In Abhimaan, Hrishida makes an astute observation of the ego problems which rise when a married couple is in the same profession... especially when the wife becomes more successful than the husband. Hrishida delves into the workings of the fragile male ego. Aided by Amitabh's smoulderingly intense performance, he reveals how it can shatter even the man's most loving relationship.
Hrishida does not adhere to any strict 'isms' in Abhimaan; but follows a humanistic view of a troubled marriage. The wife is willing to make umpteen sacrifices for her marriage. But when she loses her baby and subsequently her interest in life and music, the husband does come to terms with his pettiness and, in a heart-wrenching climatic song, exhorts her to sing in public.
Embellishing his film with a great score by S D Burman, Abhimaan suggests Mukherji's belief in the primacy of relationships over all else.
Image: Jaya and Amitabh Bachchan in Abhimaan
In the late 1970s, Hrishida enthralled audiences with quite a few comedies -- Chupke Chupke, Golmaal and Khubsoorat.

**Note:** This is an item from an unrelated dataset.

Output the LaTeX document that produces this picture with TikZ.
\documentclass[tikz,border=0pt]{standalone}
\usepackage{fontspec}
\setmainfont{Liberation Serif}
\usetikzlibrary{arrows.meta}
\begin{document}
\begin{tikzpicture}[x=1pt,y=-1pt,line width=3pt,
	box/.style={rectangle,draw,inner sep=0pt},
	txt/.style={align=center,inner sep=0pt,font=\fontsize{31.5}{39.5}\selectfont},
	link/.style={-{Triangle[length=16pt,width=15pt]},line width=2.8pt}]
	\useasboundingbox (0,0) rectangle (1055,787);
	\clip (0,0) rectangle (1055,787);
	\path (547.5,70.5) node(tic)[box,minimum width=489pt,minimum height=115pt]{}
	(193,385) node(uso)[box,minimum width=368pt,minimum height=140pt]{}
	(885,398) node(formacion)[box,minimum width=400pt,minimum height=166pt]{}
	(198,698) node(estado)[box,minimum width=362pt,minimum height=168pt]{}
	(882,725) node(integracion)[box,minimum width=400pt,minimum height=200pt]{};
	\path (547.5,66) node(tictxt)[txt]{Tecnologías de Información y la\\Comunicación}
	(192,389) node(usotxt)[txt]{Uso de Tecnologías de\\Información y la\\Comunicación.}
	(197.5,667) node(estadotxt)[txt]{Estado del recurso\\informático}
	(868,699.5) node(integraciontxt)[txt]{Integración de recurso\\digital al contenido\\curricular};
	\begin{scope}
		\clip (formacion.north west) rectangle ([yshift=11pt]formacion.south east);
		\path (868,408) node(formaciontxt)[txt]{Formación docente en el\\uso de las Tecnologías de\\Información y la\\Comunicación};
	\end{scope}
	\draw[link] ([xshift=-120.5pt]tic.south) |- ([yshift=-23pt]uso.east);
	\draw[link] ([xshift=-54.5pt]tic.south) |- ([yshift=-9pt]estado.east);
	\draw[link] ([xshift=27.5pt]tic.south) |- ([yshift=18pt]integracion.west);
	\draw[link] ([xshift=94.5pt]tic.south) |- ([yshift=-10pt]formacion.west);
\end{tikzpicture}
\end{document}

Khubsoorat is a sparkling comedy, both genial and literate. But amidst the froth and frolic, Hrishida also slips in a subtly introduced message on the often conflicting roles of discipline and freedom in life. The redoubtable Dina Pathak plays the matriarch of a household who, like Queen Victoria, is not often amused. The battle lines are drawn when her daughter-in-law's sister (played with verve by Rekha) incites her family to rebellion. But finally, neither proves to be the victor.
In the film, Hrishida seems to advocate the keeping of a fine balance between merriment and regulation. This sense of balance is what served him best in his films -- they were not too arty to alienate the masses and they were insightful enough to please the critics.
Rekha's exuberant Khubsoorat persona found an echo in Hrishida's Jhoothi subsequently but the filmmaker's latter movies were not a patch on his classics. After receiving the Padma Vibhushan and the Dadasaheb Phalke Award, Hrishida was content to rest, having left behind a virtual El Dorado for Hindi film lovers.